_Dataset content_.
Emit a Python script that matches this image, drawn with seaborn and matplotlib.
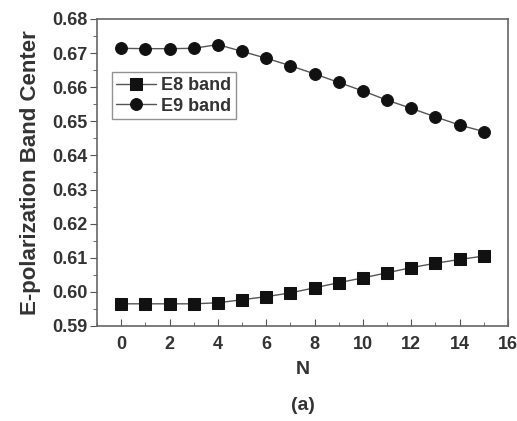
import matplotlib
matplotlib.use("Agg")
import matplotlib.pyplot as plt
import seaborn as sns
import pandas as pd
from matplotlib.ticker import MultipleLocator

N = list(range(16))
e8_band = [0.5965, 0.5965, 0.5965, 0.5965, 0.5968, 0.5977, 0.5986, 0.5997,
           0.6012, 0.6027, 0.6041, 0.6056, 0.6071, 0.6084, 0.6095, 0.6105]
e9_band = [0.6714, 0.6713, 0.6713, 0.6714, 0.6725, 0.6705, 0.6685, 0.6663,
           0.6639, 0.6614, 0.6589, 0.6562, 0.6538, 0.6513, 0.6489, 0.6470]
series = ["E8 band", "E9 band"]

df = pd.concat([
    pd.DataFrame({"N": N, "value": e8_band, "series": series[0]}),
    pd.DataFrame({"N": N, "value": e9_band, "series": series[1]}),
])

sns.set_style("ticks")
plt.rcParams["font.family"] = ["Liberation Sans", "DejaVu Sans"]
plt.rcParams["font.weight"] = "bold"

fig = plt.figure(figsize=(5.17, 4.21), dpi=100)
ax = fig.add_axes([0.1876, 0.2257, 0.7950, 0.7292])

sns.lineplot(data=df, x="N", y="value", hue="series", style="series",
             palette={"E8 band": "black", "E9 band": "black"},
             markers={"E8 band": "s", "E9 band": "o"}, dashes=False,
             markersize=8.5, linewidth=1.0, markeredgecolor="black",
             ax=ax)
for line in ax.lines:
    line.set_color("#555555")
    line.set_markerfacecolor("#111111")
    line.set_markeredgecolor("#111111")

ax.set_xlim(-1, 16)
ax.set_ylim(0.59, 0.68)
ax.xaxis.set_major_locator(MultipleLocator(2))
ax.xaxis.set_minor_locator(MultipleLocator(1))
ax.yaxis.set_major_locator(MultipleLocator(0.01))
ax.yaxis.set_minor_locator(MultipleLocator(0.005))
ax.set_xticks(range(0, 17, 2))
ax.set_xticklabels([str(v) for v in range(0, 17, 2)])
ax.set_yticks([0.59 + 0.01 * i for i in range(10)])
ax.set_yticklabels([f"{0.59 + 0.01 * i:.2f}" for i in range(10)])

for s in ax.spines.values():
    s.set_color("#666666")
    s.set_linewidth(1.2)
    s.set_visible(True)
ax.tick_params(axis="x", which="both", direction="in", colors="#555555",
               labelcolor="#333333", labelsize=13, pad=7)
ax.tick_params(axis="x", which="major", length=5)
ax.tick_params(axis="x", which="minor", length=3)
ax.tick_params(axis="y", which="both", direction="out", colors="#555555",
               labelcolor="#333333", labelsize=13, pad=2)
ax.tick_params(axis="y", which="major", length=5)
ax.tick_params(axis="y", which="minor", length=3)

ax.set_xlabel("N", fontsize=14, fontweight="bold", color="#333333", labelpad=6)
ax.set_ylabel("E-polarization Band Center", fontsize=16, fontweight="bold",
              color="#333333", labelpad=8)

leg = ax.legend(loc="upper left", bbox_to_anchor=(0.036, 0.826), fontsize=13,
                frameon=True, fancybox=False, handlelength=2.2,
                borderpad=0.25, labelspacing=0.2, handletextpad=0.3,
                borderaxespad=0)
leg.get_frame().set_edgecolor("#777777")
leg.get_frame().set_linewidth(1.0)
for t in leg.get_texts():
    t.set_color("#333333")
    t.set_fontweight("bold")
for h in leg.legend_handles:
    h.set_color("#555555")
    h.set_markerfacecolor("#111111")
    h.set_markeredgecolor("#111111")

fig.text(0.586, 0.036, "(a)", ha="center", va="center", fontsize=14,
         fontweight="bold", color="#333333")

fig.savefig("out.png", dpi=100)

_What needs to be done_.
Please repeat exactly the data above from its first line to the line that contains "from matplotlib.ticker import MultipleLocator", inclusive, and leave every picture out.

_Problem solution_.
Emit a Python script that matches this image, drawn with seaborn and matplotlib.
import matplotlib
matplotlib.use("Agg")
import matplotlib.pyplot as plt
import seaborn as sns
import pandas as pd
from matplotlib.ticker import MultipleLocator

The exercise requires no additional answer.